The Massachusetts Appeals Court ruled today that while printouts of alleged e-mail correspondence are not enough by themselves to convict a man of soliciting an underage prostitute online, the fact that he showed up at the specific assignation time and place mentioned in the messages is.
At issue were 37 pages of printouts of alleged e-mail correspondence between a man and somebody he thought was a 15-year-old prostitute advertising on Craigslist - who turned out to be a state trooper who specializes in ferreting out such people online.

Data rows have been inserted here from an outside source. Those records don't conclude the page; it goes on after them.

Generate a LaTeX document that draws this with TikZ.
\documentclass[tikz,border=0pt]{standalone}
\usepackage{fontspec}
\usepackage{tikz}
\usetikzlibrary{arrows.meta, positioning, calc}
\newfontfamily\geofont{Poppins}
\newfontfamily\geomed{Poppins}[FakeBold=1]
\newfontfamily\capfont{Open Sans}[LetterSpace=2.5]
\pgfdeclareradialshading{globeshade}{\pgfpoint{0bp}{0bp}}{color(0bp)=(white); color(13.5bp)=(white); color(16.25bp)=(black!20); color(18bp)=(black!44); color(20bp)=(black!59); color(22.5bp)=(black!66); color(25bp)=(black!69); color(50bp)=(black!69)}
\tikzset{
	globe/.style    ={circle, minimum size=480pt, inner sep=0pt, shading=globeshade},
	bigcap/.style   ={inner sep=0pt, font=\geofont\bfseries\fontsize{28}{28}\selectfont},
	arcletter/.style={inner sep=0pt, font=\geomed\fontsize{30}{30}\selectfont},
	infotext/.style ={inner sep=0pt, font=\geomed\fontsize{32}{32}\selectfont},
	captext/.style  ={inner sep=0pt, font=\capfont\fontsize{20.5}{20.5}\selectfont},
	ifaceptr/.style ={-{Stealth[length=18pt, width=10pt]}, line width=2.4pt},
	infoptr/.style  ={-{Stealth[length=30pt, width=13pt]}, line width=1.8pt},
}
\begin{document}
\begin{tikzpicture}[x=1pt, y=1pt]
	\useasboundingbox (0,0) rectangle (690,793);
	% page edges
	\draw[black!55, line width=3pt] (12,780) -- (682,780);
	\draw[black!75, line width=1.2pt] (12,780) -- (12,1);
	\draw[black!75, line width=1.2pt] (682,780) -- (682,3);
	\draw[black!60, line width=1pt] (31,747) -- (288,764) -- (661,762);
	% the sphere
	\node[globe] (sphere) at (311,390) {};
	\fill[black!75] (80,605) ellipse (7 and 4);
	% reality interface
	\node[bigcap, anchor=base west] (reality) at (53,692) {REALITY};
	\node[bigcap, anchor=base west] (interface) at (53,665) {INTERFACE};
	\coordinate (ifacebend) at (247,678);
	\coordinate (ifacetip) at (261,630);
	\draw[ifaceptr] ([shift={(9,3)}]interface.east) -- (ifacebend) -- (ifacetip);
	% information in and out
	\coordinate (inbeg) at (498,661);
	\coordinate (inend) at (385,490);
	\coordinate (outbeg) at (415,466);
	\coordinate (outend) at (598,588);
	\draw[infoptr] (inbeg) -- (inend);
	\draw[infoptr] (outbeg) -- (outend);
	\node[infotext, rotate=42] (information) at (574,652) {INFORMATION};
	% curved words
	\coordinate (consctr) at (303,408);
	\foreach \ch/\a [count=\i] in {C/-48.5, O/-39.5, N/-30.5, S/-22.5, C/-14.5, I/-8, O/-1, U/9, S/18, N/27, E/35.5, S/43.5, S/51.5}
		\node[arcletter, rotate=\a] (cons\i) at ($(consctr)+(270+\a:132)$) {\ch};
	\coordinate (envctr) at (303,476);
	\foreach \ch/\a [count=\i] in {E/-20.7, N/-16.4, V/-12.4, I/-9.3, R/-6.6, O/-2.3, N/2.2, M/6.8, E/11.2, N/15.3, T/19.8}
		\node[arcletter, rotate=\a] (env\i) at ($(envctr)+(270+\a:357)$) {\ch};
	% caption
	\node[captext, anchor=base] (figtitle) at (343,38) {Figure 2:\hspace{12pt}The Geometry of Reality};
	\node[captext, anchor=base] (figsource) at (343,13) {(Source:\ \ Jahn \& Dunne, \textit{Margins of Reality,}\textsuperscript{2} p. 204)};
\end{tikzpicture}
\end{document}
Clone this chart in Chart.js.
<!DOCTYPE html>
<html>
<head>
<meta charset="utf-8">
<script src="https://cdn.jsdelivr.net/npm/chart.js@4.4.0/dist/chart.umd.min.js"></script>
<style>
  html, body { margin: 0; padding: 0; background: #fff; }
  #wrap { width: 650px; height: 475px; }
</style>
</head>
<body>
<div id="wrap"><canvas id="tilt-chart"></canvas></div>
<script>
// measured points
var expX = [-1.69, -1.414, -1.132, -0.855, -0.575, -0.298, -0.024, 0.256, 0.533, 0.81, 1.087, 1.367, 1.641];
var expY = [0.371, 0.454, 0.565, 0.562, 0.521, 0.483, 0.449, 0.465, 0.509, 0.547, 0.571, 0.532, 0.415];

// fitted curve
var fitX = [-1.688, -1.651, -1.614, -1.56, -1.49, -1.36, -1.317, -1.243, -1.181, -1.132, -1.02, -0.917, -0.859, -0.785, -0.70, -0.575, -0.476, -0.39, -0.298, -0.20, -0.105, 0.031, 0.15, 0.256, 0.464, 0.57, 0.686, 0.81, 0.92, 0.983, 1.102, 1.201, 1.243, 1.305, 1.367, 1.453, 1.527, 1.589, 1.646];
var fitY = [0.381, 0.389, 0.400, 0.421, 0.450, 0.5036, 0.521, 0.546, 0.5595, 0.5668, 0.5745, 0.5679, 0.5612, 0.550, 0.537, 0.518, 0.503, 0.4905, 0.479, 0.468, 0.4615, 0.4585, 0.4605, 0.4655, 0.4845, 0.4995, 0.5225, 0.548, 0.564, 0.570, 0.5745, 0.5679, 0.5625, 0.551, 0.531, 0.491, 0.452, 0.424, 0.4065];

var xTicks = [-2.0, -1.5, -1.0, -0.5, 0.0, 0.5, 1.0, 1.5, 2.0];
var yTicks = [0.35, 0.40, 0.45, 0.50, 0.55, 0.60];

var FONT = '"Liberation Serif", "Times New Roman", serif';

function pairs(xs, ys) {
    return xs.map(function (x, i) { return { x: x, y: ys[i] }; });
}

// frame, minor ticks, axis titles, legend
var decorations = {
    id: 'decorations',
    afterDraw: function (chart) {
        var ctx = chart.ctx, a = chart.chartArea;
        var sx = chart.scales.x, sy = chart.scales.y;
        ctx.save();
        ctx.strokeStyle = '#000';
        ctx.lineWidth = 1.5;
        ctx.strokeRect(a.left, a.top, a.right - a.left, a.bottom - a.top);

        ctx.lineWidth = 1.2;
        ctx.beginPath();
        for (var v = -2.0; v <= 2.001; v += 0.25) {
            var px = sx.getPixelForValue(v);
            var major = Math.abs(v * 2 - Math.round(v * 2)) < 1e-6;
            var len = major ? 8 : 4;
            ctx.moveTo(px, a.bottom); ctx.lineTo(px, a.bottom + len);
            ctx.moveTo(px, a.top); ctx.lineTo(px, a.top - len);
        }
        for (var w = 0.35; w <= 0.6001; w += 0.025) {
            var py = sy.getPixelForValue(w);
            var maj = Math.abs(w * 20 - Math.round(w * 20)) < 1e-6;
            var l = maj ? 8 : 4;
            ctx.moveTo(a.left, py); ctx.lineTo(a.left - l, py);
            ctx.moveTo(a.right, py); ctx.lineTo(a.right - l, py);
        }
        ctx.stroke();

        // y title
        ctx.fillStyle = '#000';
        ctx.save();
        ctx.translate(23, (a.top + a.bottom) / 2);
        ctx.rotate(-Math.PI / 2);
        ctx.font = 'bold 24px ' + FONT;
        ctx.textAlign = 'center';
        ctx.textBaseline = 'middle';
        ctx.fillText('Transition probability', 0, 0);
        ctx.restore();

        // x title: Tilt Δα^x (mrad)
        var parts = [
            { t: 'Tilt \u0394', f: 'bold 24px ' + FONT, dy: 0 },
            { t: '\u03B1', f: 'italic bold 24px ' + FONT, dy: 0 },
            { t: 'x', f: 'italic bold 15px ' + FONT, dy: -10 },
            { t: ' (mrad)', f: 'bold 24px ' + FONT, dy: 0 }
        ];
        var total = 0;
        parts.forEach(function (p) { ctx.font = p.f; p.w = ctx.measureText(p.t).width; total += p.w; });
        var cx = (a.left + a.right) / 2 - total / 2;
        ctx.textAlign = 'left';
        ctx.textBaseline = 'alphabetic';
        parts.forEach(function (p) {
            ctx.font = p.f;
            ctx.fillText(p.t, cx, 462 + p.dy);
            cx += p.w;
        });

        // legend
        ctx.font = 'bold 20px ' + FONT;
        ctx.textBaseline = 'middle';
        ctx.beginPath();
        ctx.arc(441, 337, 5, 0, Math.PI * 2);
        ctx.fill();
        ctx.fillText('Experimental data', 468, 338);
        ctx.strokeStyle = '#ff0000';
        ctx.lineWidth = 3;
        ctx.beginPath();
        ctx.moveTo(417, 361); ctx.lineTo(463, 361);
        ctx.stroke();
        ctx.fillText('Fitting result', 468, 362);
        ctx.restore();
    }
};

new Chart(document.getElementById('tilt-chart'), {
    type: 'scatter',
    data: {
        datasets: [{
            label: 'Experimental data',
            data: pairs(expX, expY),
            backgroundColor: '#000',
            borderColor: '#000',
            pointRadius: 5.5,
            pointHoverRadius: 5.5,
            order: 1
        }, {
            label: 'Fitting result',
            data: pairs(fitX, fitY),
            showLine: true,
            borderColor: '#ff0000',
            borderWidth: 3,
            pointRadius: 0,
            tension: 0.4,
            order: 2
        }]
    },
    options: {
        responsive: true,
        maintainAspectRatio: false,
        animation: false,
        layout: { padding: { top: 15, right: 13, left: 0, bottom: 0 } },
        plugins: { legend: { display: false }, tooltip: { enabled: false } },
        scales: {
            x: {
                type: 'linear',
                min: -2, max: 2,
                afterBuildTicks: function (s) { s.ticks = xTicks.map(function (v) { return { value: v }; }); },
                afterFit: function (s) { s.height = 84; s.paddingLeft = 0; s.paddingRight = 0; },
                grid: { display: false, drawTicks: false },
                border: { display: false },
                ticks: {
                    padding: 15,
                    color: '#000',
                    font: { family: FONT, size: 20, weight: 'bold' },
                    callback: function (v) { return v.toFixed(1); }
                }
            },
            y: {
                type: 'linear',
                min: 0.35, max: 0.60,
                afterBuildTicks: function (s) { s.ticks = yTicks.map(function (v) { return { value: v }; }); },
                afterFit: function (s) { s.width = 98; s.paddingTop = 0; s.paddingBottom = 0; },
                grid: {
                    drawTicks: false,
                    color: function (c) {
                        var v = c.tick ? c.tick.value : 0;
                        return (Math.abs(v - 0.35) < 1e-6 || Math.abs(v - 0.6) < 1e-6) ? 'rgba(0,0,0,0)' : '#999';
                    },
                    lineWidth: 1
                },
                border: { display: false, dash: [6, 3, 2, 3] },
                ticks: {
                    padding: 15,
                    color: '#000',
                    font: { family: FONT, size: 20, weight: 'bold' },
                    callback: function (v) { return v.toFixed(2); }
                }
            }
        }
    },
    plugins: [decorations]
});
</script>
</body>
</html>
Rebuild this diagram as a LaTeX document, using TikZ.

Jeremy Amaral's lawyers argued there was no way to prove he was actually the correspondent, or that the "Jeremy Amaral" his e-mail provider (Yahoo) said had set up the account used for the exchange was actually him. Also, the lawyers argued, the printouts violated the long-held "best evidence" rule, in which a copy of something is held to be of less legal value than the original.
The court agreed - up to a point. Yes, somebody could easily use somebody else's name to set up an e-mail account, the court said, continuing, however, that Amaral did himself in: Whoever wrote the e-mail agreed to meet the "teen" at a specific time at a specific strip mall, which is just what Amaral did - at which point he was arrested.
It appears patently clear that in the computer age, one may set up a totally fictitious e-mail account, falsely using the names and photographs of others. One could have set up an account improperly using the name and photograph of the defendant. Here, the Commonwealth painstakingly presented its case, introducing a number of documentary exhibits, many of which used the name of the defendant. It was not, however, in this case at least, until the defendant appeared as planned in the e-mail communications, expecting to meet and have sex with a fifteen year old prostitute, that his guilt was established.
The court also denied his lawyer's assertions under the "best evidence" rule, which dates back hundreds of years, and which, in this case, would have required the trooper to produce the actual hard drive used by Yahoo to store the exchange.
Noting Massachusetts courts had already overturned "best evidence" for digital photographs, the court said:
That somehow the best evidence is found in the Yahoo servers is doubtful, as is the need to bring in the computer drive itself. ... "[T]he significance of the best evidence rule has declined appreciably in recent decades. The rule predates the invention of photocopy machines and computers, and also the modern discovery rules."